Vigilia Pascual

Fotografía: Lawrence OP (Flickr)

Dios manda al pueblo de Israel celebrar la Pascua. Israel celebra así su salvación. Esta Pascua, que viene a significar que «Dios pasa para salvar», será el centro y el punto de referencia de la espiritualidad del pueblo de Israel. A partir de ahora, Israel ya no será el mismo. Tiene una experiencia de Dios que lo va a diferenciar de los demás pueblos.

«¡Cristo, nuestra Pascua, ha resucitado!», cantarán los primeros cristianos en sus Eucaristías. Y es que también para nosotros la Pascua, es decir, la Eucaristía, será el único centro hacia el cual gravita nuestra experiencia de Dios. Hasta tal punto que podemos decir que no hay Iglesia sin Eucaristía y que no hay Eucaristía sin Iglesia.

De hecho, la misma vida de Jesús está toda ella orientada hacia la Pascua. Por eso, veremos que Jesús dice una y otra vez «he venido para una hora» o «no ha llegado aún mi hora», expresiones que nos indican que Jesús tiene puestos sus ojos durante toda su vida en una hora que es la de pasar de este mundo al Padre, salvando a los hombres.

San Pablo transcribirá magistralmente esta Pascua de Jesús: «subiendo a la altura llevó cautivos y dio dones a los hombres» (Ef 4, 8).
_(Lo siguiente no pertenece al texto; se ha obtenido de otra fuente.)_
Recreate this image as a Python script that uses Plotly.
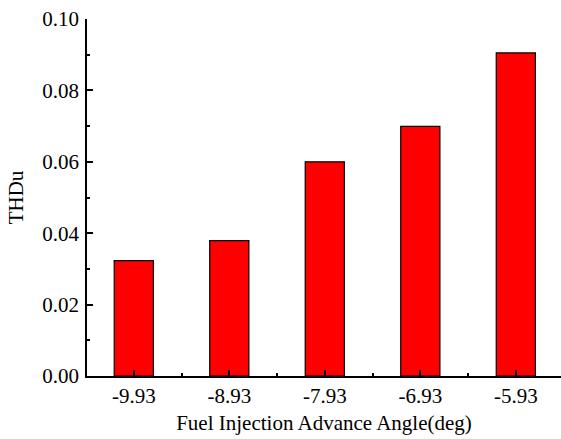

Es decir, que en este paso de Jesús al Padre, ofreciendo su cuerpo inmolado como Cordero sin mancha, ha rescatado a la humanidad engañada por satanás (Gen 3, 1-7) y nos ha dado el Espíritu Santo: «el Espíritu de la verdad que nos guiará hasta la verdad completa» (Jn 16, 13). Al Príncipe de la mentira que deja al hombre sin discernimiento e impotente para agradar a Dios, Jesús opone el Espíritu Santo con su Pascua, con su inmolación. Es el Príncipe de la verdad, que se convierte en Maestro interior, que va moldeando progresivamente el alma para que el hombre pueda agradar a Dios.

La primera misión del Espíritu Santo es la de desvelarnos el misterio de las Sagradas Escrituras en donde está expresada la voluntad de Dios. El hombre, con sus fuerzas naturales, no puede ni siquiera conocer la voluntad de Dios. Por eso, dice en el libro de la Sabiduría 10, 13: «¿qué hombre, en efecto, podrá conocer la voluntad de Dios?». Y San Pablo nos dirá que el amor de Dios manifestado en Jesucristo es tan impresionante «que nos ha dado a conocer el misterio de su voluntad» (Ef 1, 9).

El mismo Jesús nos dirá que los Evangelios son un misterio y así, en la parábola del sembrador (Lc 8, 4-15), vemos que nadie lo entiende, ni siquiera sus discípulos. Entonces los coge aparte y al explicarles la parábola les dice: «A vosotros se os ha dado a conocer los misterios del Reino de Dios, a los demás sólo en parábolas para que viendo no vean y oyendo no entiendan» (Lc 8, 10).

Las irradiaciones que se deducen del misterio de la Pascua podríamos decir que son infinitas, porque la Palabra de Dios, al ser misterio, no se agota nunca. Aquí hemos centrado estas líneas sobre un aspecto: el rescate del hombre para ser «santos e inmaculados en su presencia en el amor» (EF 1, 4). De todas formas, habrá otras ocasiones en que saldrá el tema de la Pascua y trataremos nuevamente lo que es esta maravilla de la Iglesia, que hacía cantar exultante a las primeras comunidades cristianas de esta manera: «Anunciamos tu muerte, proclamamos tu Resurrección. ¡Ven Señor Jesús! ¡Maranatha!».